_Your task_
In full and without deviation, write out the entries that follow.

━━━━━ Excerpted data ━━━━━

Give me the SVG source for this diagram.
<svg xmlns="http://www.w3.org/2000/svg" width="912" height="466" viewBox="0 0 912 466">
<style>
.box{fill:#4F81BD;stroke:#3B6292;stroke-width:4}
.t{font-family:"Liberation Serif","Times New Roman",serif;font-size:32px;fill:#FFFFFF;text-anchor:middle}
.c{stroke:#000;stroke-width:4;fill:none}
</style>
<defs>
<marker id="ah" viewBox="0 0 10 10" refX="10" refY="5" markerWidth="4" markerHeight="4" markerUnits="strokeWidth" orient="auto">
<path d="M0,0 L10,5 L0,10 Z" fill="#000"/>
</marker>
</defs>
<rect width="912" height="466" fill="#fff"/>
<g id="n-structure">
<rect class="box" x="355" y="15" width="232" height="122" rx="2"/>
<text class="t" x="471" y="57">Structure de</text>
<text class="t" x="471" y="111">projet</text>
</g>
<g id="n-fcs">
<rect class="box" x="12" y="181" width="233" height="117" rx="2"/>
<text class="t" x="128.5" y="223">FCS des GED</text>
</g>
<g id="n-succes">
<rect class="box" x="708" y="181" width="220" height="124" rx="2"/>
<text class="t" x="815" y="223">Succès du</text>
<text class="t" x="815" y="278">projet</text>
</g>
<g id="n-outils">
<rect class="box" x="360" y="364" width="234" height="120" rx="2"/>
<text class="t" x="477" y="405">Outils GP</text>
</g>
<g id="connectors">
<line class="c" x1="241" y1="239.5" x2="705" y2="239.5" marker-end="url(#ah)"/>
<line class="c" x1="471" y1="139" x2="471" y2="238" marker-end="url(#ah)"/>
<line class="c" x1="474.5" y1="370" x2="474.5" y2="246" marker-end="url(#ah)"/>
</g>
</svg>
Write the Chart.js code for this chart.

━━━━━

_Solution for this problem_
Give me the SVG source for this diagram.
<svg xmlns="http://www.w3.org/2000/svg" width="912" height="466" viewBox="0 0 912 466">
<style>
.box{fill:#4F81BD;stroke:#3B6292;stroke-width:4}
.t{font-family:"Liberation Serif","Times New Roman",serif;font-size:32px;fill:#FFFFFF;text-anchor:middle}
.c{stroke:#000;stroke-width:4;fill:none}
</style>
<defs>
<marker id="ah" viewBox="0 0 10 10" refX="10" refY="5" markerWidth="4" markerHeight="4" markerUnits="strokeWidth" orient="auto">
<path d="M0,0 L10,5 L0,10 Z" fill="#000"/>
</marker>
</defs>
<rect width="912" height="466" fill="#fff"/>
<g id="n-structure">
<rect class="box" x="355" y="15" width="232" height="122" rx="2"/>
<text class="t" x="471" y="57">Structure de</text>
<text class="t" x="471" y="111">projet</text>
</g>
<g id="n-fcs">
<rect class="box" x="12" y="181" width="233" height="117" rx="2"/>
<text class="t" x="128.5" y="223">FCS des GED</text>
</g>
<g id="n-succes">
<rect class="box" x="708" y="181" width="220" height="124" rx="2"/>
<text class="t" x="815" y="223">Succès du</text>
<text class="t" x="815" y="278">projet</text>
</g>
<g id="n-outils">
<rect class="box" x="360" y="364" width="234" height="120" rx="2"/>
<text class="t" x="477" y="405">Outils GP</text>
</g>
<g id="connectors">
<line class="c" x1="241" y1="239.5" x2="705" y2="239.5" marker-end="url(#ah)"/>
<line class="c" x1="471" y1="139" x2="471" y2="238" marker-end="url(#ah)"/>
<line class="c" x1="474.5" y1="370" x2="474.5" y2="246" marker-end="url(#ah)"/>
</g>
</svg>
Write the Chart.js code for this chart.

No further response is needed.